#### Stated task
Only the lines from the one with "Write the Plotly code for this chart." through the one with "import plotly.graph_objects as go" are to be restated, word for word, with both of them included.
** start **
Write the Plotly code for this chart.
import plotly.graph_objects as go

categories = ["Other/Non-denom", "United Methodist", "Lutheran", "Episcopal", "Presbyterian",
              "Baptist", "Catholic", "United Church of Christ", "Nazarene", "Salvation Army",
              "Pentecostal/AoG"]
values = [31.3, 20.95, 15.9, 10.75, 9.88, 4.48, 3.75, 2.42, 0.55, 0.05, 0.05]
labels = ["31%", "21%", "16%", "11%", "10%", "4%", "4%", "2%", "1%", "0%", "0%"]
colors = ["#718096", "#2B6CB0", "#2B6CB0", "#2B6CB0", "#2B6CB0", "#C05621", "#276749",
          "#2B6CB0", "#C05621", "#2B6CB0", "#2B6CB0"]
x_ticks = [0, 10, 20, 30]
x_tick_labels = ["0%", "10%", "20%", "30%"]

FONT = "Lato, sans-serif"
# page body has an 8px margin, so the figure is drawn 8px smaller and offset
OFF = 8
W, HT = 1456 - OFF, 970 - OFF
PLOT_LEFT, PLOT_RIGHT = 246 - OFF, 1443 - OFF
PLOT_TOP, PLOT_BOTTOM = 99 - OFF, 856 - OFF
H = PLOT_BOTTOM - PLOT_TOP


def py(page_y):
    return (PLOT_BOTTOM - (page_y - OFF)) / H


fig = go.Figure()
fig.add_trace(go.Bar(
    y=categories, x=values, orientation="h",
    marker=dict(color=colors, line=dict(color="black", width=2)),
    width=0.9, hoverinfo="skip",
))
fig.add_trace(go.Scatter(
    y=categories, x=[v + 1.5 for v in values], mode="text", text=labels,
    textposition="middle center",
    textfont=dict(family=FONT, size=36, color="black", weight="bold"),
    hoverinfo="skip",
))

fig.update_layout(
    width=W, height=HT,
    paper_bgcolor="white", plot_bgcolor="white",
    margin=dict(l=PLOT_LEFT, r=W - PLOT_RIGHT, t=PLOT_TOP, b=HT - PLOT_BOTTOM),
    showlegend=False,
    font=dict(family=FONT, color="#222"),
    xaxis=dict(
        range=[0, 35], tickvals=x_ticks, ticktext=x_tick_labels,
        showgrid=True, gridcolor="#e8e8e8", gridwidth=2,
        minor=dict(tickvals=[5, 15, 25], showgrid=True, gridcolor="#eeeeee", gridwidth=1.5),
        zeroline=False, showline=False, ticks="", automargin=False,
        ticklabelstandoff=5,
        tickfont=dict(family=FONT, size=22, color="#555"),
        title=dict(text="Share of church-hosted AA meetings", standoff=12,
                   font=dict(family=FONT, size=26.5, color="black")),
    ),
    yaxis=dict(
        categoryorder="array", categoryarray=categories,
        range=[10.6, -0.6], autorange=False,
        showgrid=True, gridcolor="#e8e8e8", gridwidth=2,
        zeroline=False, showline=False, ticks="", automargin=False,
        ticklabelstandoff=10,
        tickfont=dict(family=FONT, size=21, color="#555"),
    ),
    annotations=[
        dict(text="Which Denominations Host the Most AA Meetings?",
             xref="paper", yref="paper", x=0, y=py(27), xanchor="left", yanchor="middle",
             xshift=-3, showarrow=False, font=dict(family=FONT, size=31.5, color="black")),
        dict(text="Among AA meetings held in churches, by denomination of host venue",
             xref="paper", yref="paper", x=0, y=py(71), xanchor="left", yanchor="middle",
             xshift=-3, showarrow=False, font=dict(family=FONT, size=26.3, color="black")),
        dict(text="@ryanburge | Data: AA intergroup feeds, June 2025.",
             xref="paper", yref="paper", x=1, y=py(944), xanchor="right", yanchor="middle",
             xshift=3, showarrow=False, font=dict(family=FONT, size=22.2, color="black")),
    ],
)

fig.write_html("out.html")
** end **
** start **
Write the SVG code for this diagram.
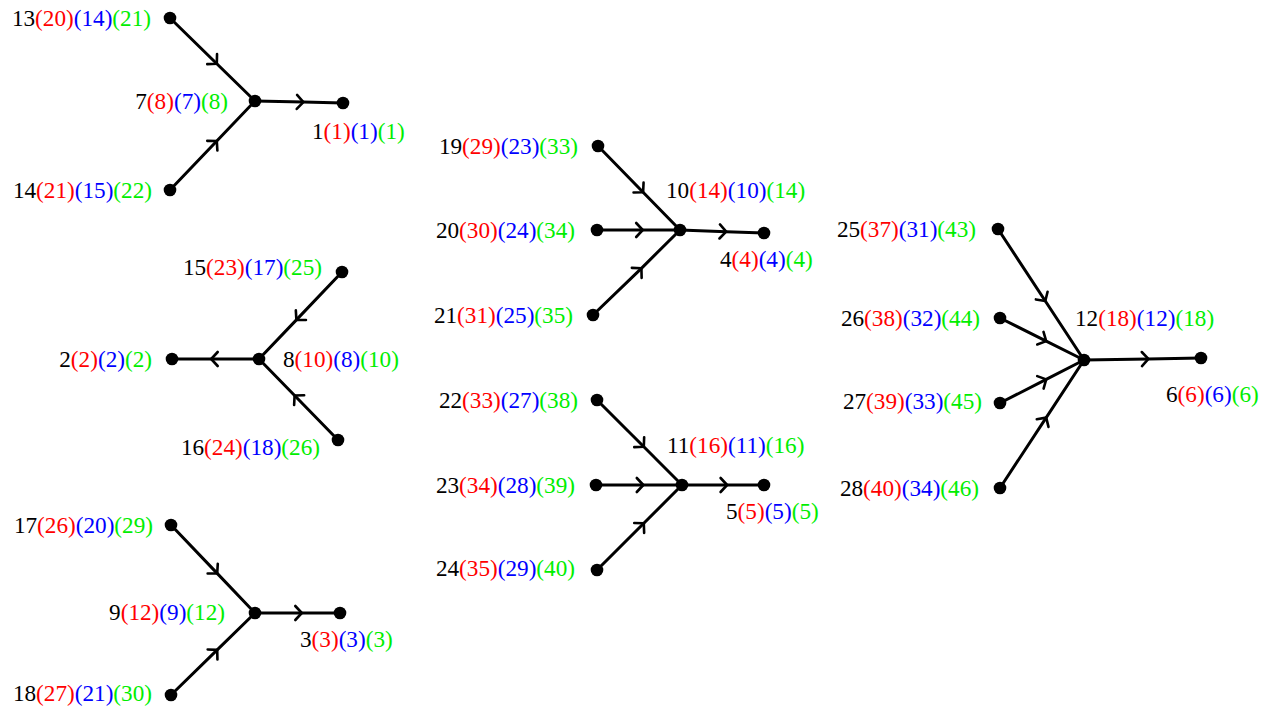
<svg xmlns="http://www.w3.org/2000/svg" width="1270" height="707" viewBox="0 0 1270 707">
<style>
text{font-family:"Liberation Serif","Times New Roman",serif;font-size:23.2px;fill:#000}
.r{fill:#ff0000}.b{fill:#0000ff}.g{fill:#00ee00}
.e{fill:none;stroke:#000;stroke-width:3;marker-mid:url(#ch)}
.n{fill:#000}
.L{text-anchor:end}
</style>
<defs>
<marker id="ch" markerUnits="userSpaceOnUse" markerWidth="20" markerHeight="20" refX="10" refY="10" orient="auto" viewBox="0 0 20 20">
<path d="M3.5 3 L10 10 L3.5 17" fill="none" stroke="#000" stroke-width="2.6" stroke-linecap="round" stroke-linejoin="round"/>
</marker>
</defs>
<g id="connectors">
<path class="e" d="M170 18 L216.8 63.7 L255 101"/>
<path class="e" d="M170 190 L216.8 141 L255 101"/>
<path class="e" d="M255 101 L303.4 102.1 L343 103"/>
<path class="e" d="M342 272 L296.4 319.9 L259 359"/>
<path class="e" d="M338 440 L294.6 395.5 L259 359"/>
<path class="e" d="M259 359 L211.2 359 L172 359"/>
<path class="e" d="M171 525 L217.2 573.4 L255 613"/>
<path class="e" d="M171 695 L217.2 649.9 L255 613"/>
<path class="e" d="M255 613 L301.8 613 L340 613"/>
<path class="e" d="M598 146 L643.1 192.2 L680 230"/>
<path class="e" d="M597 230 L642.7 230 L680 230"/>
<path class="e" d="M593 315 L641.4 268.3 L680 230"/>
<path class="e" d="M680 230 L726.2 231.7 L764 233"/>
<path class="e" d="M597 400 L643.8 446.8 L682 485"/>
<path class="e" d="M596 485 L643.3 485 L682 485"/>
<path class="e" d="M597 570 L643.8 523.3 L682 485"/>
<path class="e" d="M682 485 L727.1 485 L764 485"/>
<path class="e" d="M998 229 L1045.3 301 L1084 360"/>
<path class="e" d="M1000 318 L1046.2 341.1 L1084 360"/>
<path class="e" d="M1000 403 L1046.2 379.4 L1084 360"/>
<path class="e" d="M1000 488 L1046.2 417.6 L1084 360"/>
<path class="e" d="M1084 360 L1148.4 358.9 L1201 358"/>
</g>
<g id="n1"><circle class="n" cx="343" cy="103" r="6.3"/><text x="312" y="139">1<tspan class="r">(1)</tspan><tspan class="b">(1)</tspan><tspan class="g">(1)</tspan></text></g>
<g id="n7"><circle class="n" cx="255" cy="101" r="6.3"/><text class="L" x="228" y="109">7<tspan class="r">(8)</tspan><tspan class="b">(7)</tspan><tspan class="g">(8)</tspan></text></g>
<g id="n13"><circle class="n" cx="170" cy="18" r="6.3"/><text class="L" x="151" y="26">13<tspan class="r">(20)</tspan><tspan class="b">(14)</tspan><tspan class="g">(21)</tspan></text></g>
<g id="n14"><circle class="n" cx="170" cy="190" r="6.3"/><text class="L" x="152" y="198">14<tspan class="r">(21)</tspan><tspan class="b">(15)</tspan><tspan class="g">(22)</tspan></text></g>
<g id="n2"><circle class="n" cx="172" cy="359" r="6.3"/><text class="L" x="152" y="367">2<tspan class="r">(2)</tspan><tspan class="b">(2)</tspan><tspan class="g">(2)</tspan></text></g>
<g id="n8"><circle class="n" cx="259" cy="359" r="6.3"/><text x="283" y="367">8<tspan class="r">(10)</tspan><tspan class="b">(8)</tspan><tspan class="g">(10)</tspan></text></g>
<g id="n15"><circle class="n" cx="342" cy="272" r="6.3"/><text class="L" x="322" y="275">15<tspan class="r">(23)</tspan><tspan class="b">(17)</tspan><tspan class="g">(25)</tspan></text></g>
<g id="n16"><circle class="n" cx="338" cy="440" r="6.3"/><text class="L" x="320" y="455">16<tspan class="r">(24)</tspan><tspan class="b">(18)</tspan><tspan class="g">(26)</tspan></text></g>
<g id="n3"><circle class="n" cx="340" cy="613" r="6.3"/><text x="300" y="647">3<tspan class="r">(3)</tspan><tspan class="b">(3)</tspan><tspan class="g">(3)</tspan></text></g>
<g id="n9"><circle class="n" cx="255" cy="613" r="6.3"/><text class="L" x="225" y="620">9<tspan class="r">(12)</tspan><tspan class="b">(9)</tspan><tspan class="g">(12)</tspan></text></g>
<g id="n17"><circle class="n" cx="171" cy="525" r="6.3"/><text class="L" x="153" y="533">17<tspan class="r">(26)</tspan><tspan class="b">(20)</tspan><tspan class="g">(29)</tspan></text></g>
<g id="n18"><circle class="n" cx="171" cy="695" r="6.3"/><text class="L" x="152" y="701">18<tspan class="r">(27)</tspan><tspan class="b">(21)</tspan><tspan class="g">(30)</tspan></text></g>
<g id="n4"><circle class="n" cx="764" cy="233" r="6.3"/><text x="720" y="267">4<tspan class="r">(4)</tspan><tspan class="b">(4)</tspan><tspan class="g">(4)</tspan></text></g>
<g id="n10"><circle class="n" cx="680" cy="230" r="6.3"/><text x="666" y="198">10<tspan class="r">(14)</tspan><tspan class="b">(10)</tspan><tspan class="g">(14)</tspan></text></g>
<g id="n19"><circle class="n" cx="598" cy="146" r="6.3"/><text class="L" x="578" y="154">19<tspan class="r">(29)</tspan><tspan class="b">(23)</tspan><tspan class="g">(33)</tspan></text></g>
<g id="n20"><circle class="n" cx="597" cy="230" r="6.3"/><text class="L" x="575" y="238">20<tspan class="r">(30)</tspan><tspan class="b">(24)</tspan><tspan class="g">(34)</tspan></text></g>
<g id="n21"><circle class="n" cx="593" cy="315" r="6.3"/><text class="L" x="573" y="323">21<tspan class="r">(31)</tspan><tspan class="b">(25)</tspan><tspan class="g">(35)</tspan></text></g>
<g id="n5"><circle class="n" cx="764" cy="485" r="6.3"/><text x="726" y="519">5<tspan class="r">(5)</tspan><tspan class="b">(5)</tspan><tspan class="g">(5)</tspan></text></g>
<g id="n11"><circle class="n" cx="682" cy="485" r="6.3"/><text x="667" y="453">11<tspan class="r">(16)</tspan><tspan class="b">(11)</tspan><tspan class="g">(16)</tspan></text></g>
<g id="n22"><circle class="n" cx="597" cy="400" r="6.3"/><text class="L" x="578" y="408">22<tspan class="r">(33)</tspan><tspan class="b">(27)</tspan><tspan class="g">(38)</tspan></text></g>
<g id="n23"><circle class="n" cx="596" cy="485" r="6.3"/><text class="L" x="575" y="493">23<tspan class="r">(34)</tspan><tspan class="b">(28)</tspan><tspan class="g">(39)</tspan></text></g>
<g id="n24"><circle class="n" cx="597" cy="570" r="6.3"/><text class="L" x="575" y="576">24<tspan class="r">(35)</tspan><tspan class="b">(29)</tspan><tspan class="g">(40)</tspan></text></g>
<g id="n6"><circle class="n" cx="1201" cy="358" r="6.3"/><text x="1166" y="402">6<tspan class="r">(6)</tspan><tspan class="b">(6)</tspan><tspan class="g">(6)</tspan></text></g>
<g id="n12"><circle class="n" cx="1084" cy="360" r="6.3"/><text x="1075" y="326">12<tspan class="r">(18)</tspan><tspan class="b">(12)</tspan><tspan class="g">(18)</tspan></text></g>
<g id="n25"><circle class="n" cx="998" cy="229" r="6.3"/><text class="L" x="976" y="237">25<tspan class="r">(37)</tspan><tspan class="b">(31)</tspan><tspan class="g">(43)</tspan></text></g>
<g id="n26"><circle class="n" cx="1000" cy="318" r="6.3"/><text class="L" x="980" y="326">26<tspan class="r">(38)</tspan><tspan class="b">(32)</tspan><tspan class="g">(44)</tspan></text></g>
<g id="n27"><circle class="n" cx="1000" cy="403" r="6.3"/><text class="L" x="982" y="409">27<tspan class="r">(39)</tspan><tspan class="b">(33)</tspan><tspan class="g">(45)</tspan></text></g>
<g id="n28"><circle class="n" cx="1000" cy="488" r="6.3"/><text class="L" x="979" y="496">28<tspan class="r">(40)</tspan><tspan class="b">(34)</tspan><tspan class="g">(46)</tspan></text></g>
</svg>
** end **
#### Solution to the problem
Write the Plotly code for this chart.
import plotly.graph_objects as go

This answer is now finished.